To do - From the listing below, pull out all lines with "matplotlib" in them.

Material -
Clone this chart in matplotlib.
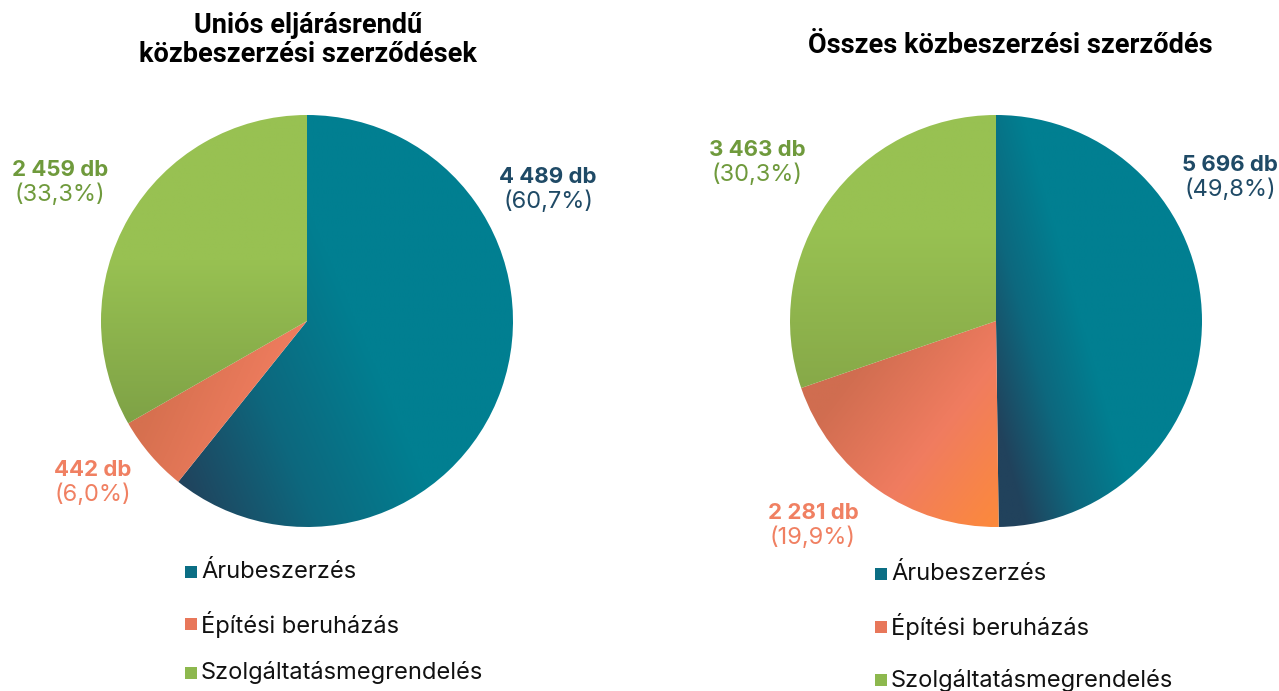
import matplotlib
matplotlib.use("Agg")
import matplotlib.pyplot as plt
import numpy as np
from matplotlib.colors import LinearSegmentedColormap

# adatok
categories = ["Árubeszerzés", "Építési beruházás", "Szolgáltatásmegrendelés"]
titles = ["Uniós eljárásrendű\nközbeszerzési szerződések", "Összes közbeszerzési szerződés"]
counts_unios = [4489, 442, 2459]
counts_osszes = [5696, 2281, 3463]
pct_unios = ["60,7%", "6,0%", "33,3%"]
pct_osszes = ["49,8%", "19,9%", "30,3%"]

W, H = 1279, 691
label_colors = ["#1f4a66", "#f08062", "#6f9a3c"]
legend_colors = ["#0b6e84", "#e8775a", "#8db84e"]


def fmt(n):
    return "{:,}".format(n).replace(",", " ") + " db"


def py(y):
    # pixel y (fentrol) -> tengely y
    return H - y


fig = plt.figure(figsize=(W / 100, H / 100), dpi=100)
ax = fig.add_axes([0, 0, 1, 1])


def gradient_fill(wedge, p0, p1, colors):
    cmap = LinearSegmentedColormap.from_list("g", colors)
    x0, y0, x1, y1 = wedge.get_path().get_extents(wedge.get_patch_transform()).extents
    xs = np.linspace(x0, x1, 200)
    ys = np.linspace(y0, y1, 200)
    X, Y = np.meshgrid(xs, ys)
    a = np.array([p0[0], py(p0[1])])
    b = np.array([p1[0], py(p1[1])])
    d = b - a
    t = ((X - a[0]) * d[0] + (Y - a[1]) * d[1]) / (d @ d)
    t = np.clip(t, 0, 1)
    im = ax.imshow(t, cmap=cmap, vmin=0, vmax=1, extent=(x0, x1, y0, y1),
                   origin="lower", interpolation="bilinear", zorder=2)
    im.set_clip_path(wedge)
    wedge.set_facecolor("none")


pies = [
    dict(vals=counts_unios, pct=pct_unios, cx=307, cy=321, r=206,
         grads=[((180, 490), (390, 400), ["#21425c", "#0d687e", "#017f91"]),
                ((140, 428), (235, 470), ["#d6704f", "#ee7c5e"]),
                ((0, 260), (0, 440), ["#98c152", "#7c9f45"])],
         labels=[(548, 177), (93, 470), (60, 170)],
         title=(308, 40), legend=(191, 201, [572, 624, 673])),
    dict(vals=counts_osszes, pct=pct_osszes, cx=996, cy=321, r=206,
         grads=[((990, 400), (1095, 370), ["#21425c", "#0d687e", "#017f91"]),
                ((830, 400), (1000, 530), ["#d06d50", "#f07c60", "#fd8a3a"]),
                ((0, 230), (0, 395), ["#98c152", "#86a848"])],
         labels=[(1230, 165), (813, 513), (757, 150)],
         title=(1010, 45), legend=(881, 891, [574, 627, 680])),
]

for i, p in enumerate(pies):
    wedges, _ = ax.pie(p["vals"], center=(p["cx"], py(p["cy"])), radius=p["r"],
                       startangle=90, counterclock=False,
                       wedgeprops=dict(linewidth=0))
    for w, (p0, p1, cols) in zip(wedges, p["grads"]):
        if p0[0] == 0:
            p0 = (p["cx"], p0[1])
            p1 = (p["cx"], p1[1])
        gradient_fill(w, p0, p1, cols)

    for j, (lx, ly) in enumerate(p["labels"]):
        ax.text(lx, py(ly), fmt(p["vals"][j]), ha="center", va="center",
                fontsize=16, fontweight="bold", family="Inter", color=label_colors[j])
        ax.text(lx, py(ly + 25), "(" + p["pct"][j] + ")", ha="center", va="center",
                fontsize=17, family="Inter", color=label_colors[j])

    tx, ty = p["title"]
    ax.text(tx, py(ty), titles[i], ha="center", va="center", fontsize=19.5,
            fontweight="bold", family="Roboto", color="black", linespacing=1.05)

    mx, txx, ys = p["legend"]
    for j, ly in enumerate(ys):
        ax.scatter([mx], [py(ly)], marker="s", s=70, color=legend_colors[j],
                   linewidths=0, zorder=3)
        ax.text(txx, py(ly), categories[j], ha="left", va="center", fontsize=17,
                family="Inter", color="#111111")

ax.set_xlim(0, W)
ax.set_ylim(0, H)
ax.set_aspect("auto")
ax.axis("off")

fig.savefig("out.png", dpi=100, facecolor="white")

Solution -
Clone this chart in matplotlib.
import matplotlib
matplotlib.use("Agg")
import matplotlib.pyplot as plt
from matplotlib.colors import LinearSegmentedColormap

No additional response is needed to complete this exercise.